In 2004, the SBU's Intelligence Department was reorganized into an independent agency called Foreign Intelligence Service of Ukraine. It is responsible for all kinds of intelligence as well as for external security. As of 2004, the exact functions of the new service, and respective responsibilities of the Foreign Intelligence Service of Ukraine were not regulated yet. On November 7, 2005, the President of Ukraine created the Ukraine State Service of special communications and protection of information, also known as Derzhspetszvyazok in place of one of the departments of SBU and making it an autonomous agency. The SBU subsumed the Directorate of State Protection of Ukraine, the personal protection agency for the most senior government officials, which was the former Ninth Directorate of the Ukrainian KGB.
The SBU's State Directorate of Personal Protection is known for its former Major Mykola Mel'nychenko, the communications protection agent in President Leonid Kuchma's bodyguard team. Mel'nychenko was the central figure of the Cassette Scandal —one of the main events in Ukraine's post-independence history. SBU became involved in the case when Mel'nychenko accused Leonid Derkach, SBU Chief at the time, of several crimes, e.g., of clandestine relations with Russian mafia leader Semyon Mogilevich.
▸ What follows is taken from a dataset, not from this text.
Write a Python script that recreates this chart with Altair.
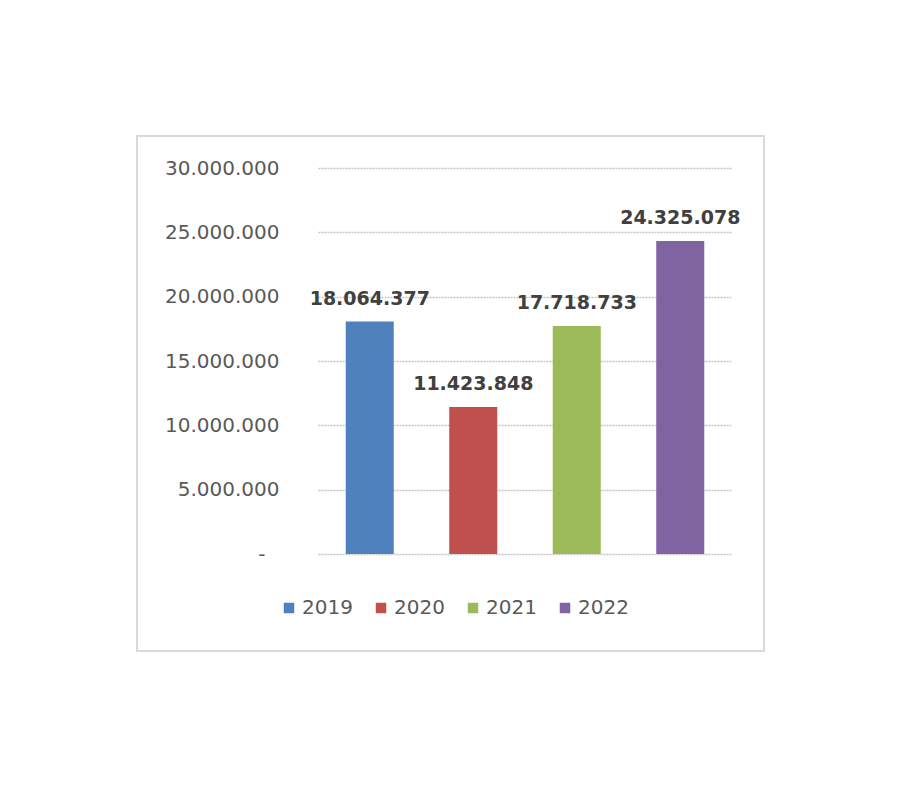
import altair as alt
import pandas as pd

years = ["2019", "2020", "2021", "2022"]
values = [18064377, 11423848, 17718733, 24325078]
colors = ["#4f81bd", "#c0504d", "#9bbb59", "#8064a2"]
y_ticks = [0, 5000000, 10000000, 15000000, 20000000, 25000000, 30000000]

df = pd.DataFrame({"year": years, "value": values})

FONT = "DejaVu Sans"

x = alt.X("year:N", sort=years, axis=None,
          scale=alt.Scale(paddingInner=0.536, paddingOuter=0.268))
y = alt.Y("value:Q",
          scale=alt.Scale(domain=[0, 30000000], nice=False),
          axis=alt.Axis(values=y_ticks, title=None, domain=False, ticks=False,
                        labelFont=FONT, labelFontSize=20, labelColor="#595959",
                        labelPadding={"condition": {"test": "datum.value == 0", "value": 53},
                                      "value": 39},
                        labelExpr="datum.value == 0 ? '-' : format(datum.value, ',d')",
                        grid=True, gridColor="#c4c4c4", gridDash=[2, 1], gridWidth=1.4))

color = alt.Color("year:N", sort=years,
                  scale=alt.Scale(domain=years, range=colors),
                  legend=alt.Legend(title=None, orient="none", legendX=-39, legendY=430,
                                    direction="horizontal", columns=4,
                                    symbolType="square", symbolSize=110,
                                    symbolStrokeWidth=0,
                                    labelFont=FONT, labelFontSize=20, labelColor="#595959",
                                    labelOffset=3, columnPadding=18, padding=0))

frame = alt.Chart(pd.DataFrame({"k": [0]})).mark_rect(
    fill="transparent", stroke="#d9d9d9", strokeWidth=2
).encode(x=alt.value(-181), x2=alt.value(446), y=alt.value(-32), y2=alt.value(483))

bars = alt.Chart(df).mark_bar().encode(x=x, y=y, color=color)

labels = alt.Chart(df).mark_text(
    font=FONT, fontSize=19, fontWeight="bold", color="#404040",
    baseline="alphabetic", dy=-17
).encode(x=x, y=y, text=alt.Text("value:Q", format=",d"))

chart = alt.layer(frame, bars, labels).properties(
    width=414, height=386,
    autosize=alt.AutoSizeParams(type="none"),
    padding={"left": 310, "top": 160, "right": 150, "bottom": 150},
).configure(
    locale={"number": {"decimal": ",", "thousands": ".", "grouping": [3], "currency": ["", ""]}}
).configure_view(stroke=None)

chart.save("out.html", embed_options={"renderer": "svg", "actions": False})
However, the UDO was subsumed into the SBU after the scandal, so Mel'nychenko himself has never been an SBU agent.
Later, the SBU played a significant role in the investigation of the Georgiy Gongadze murder case, the crime that caused the Cassette Scandal itself.
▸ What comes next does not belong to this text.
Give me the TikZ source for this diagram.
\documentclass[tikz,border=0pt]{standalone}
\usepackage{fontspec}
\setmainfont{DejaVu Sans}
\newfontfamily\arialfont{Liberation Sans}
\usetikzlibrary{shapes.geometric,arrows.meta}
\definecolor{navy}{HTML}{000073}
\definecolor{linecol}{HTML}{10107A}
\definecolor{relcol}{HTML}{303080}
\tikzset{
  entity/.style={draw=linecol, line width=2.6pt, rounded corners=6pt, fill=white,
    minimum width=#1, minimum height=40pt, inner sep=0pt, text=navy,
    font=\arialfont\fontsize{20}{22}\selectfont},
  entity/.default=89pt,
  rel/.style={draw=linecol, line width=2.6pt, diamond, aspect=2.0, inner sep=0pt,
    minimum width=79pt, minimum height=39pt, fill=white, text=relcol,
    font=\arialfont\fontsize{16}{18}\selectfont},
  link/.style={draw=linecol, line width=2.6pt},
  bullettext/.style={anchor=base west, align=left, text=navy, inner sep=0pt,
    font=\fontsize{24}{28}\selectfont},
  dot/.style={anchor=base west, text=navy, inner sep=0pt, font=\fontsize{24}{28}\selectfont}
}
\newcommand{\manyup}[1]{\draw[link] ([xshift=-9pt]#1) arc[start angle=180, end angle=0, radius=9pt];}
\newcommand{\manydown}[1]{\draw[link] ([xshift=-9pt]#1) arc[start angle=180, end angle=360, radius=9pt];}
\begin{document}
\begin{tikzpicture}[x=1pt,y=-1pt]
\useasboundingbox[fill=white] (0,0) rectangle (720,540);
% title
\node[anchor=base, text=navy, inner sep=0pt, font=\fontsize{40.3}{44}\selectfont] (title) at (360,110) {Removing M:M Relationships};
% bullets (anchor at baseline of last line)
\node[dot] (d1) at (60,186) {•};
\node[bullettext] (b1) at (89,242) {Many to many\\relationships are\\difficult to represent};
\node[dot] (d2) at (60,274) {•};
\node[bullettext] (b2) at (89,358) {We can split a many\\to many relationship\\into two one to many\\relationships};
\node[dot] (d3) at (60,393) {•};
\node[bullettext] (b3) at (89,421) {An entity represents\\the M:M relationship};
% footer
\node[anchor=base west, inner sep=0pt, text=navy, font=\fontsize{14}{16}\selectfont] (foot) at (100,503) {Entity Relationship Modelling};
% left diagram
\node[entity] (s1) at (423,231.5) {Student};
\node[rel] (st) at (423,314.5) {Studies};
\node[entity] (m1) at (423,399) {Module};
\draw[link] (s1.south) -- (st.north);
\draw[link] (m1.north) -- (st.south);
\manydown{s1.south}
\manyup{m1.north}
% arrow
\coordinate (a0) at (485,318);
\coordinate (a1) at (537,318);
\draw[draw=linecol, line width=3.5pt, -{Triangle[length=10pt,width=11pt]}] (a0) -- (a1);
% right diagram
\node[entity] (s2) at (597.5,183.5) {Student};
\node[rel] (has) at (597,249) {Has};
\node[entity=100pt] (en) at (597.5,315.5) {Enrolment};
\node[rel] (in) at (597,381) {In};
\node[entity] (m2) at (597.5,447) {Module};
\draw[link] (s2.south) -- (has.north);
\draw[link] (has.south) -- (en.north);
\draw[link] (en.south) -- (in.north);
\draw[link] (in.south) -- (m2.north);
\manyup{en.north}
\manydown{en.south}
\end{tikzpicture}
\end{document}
In 2004, General Valeriy Kravchenko, SBU's intelligence representative in Germany, publicly accused his agency of political involvement, including overseas spying on Ukrainian opposition politicians and German TV journalists. He was fired without returning home. After a half-year of hiding in Germany, Kravchenko returned to Ukraine and surrendered in October 2004.
Later, the agency commanders became involved in the scandal around the poisoning of Viktor Yushchenko—a main candidate in the 2004 Ukrainian presidential election. Yushchenko felt unwell soon after supper with SBU Chief Ihor Smeshko, at the home of Smeshko's first deputy. However, neither the politician himself nor the investigators have ever directly accused these officers. The Personal Protection department has been officially responsible for Yushchenko's personal security since he became a candidate. During the Orange Revolution, several SBU veterans and cadets publicly supported him as president-elect, while the agency as a whole remained neutral.